Another issue that I also predicted with fatigue decks in general post-BRM (but especially fatigue rogue as it has a more aggressive fatigue style) is that Emperor Thaurissan makes flooding control decks' hands soooo much harder. Soo... yeah.
I also have played against a few face hunters and, sadly, I have not won a single game. To be honest, I was actually a little surprised. I definitely wasn't optimistic about Fatigue Rogue's prospects in general, but I did think it would be at least a LITTLE better versus aggro. I think RNG might have more to do with it because theoretically the match-ups shouldn't be LITERALLY impossible with Shadowstep and Brewmaster and Gang Up on both Deathlords and Antique Healbots. But it's SOOOOooo unreliable. Like sure, theoretically you can spam Deathlord and Healbot, but sadly that's not how any of my aggro match-ups actually ended up playing out. I really love fatiguing out face hunters, it's such a huge fuck you and it's probably the most glorious way to beat hunters. But it's incredibly difficult because you're relying on multi-card combos like Healbot+Shadowstep, or Deathlord+Gang Up. Early-mid game combos are generally not the best way to build a deck.... *cough* that's why Priest is such a bad class *cough*
One game I played Gang Up on a Coldlight Oracle with 11 cards left in my deck. Guess what? I didn't draw any more coldlights until I had 4 cards left in my deck! It was incredibly stressful, and I almost lost the game. Also, I was playing against a priest who was able to thoughtsteal a Gang Up, and he used it on a Sludge Belcher. I did win that game, but I was way too dependent on drawing a specific card. It was a little stressful and I was cursing the RNG gods.
So... overall in my experience, Gang Up doesn't make fatigue a viable strategy for rogue decks. I never had the feeling that there was any specific match-up that this deck excelled at that Fatigue Druid couldn't do better. I creamed priests and a couple other slow decks, but I feel like a Fatigue Druid list would have done the same thing, albeit slightly more reliably. I'm not surprised that fatigue druid is better at slow match-ups, but what really surprised and disappointed me is that my fatigue rogue was even less consistent against aggro than I had originally suspected it would be. This might be due to some of my tech choices (I run a BGH and Sabotage and an Assassinate) but I feel like it ultimately comes down to the deck's high reliance on combos.
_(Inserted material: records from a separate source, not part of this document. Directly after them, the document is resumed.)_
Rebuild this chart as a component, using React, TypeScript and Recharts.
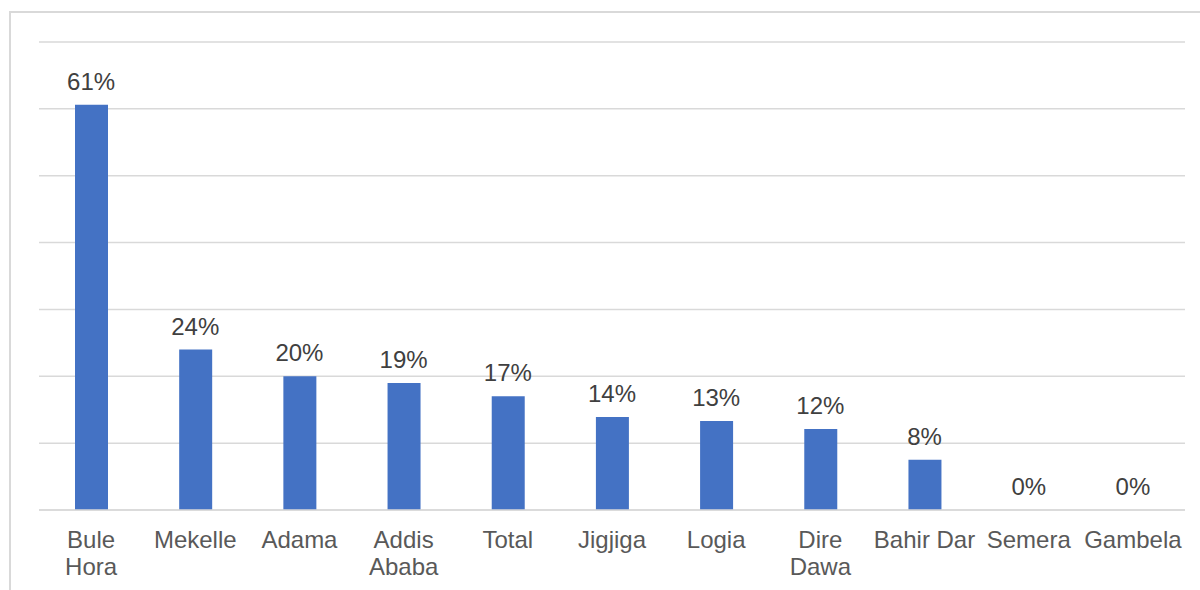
import React from "react";
import { ComposedChart, Bar, Line, XAxis, YAxis, CartesianGrid, LabelList } from "recharts";

const categories = [
  "Bule\nHora",
  "Mekelle",
  "Adama",
  "Addis\nAbaba",
  "Total",
  "Jigjiga",
  "Logia",
  "Dire\nDawa",
  "Bahir Dar",
  "Semera",
  "Gambela",
];
const values = [0.606, 0.24, 0.2, 0.19, 0.17, 0.139, 0.133, 0.121, 0.075, 0, 0];
const valueLabels = ["61%", "24%", "20%", "19%", "17%", "14%", "13%", "12%", "8%", "0%", "0%"];
const yTicks = [0, 0.1, 0.2, 0.3, 0.4, 0.5, 0.6, 0.7];

const data = categories.map((c, i) => ({ name: c, value: values[i], label: valueLabels[i] }));

const FONT = "'Liberation Sans', Arial, sans-serif";

const Tick = (props: any) => {
  const { x, y, payload } = props;
  const lines = String(payload.value).split("\n");
  return (
    <text x={x} y={y} textAnchor="middle" fill="#595959" fontSize={24} fontFamily={FONT}>
      {lines.map((l, i) => (
        <tspan key={i} x={x} y={y + 38 + i * 27}>
          {l}
        </tspan>
      ))}
    </text>
  );
};

export default function App() {
  return (
    <div style={{ position: "absolute", left: 0, top: 0, width: 1200, height: 590, overflow: "hidden", background: "#fff" }}>
      <div
        style={{
          position: "absolute",
          left: 9,
          top: 11,
          width: 1300,
          height: 700,
          borderLeft: "2px solid #d9d9d9",
          borderTop: "2px solid #d9d9d9",
        }}
      />
      <div style={{ position: "absolute", left: 0, top: 0 }}>
        <ComposedChart
          width={1200}
          height={590}
          data={data}
          margin={{ top: 42, right: 15, bottom: 0, left: 39 }}
          barSize={33}
        >
          <CartesianGrid horizontal vertical={false} stroke="#d9d9d9" strokeWidth={1.5} />
          <YAxis hide domain={[0, 0.7]} ticks={yTicks} type="number" />
          <XAxis
            dataKey="name"
            interval={0}
            tickLine={false}
            tickSize={0}
            tickMargin={0}
            axisLine={{ stroke: "#d9d9d9", strokeWidth: 1.5 }}
            tick={<Tick />}
            height={80}
          />
          <Bar dataKey="value" fill="#4472C4" isAnimationActive={false} />
          <Line
            dataKey="value"
            stroke="none"
            dot={false}
            activeDot={false}
            isAnimationActive={false}
            legendType="none"
          >
            <LabelList
              dataKey="label"
              position="top"
              offset={15}
              fill="#404040"
              fontSize={24}
              fontFamily={FONT}
            />
          </Line>
        </ComposedChart>
      </div>
    </div>
  );
}
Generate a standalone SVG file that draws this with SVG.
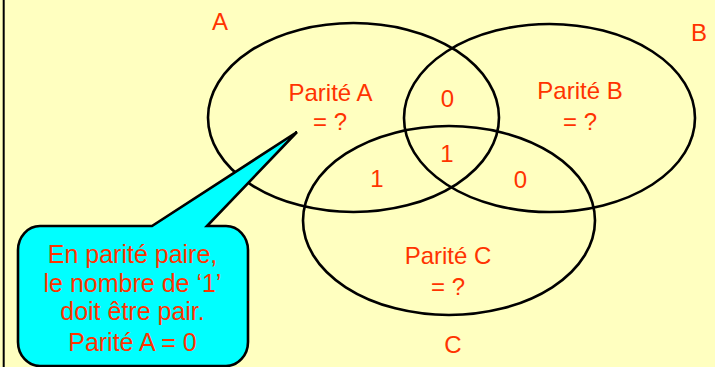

With that said, the very few wins I did end up getting were prettttttty glorious and fun. But my win rate with fatigue rogue is a solid <40%, and I dropped from rank 13 to rank 17 over the last two days. In comparison, last season I was playing a "mill rogue" deck that had Assassin's Blade and Arcane Golem and Cold Blood and Tinker's Sharpsword Oil as win conditions instead of a fatigue win condition and I had a solid 50% win rate around rank 4. So... just for comparison: <40% win rate between ranks 13-17 with a fatigue win condition, and 50% win rate at rank 4 with a burst win condition.
But hey, at least by playing this deck I was able to finally get level 60 rogue. Double golden Sen'jin Shieldmasta for the win ^_^
If higher ranks tend to be more control oriented while lower ranks tend to be more aggro, then it would make sense that your mill deck did better at rank 4 than it did at rank 15. It doesn't necessarily mean your old mill deck was better than the new one with gang up.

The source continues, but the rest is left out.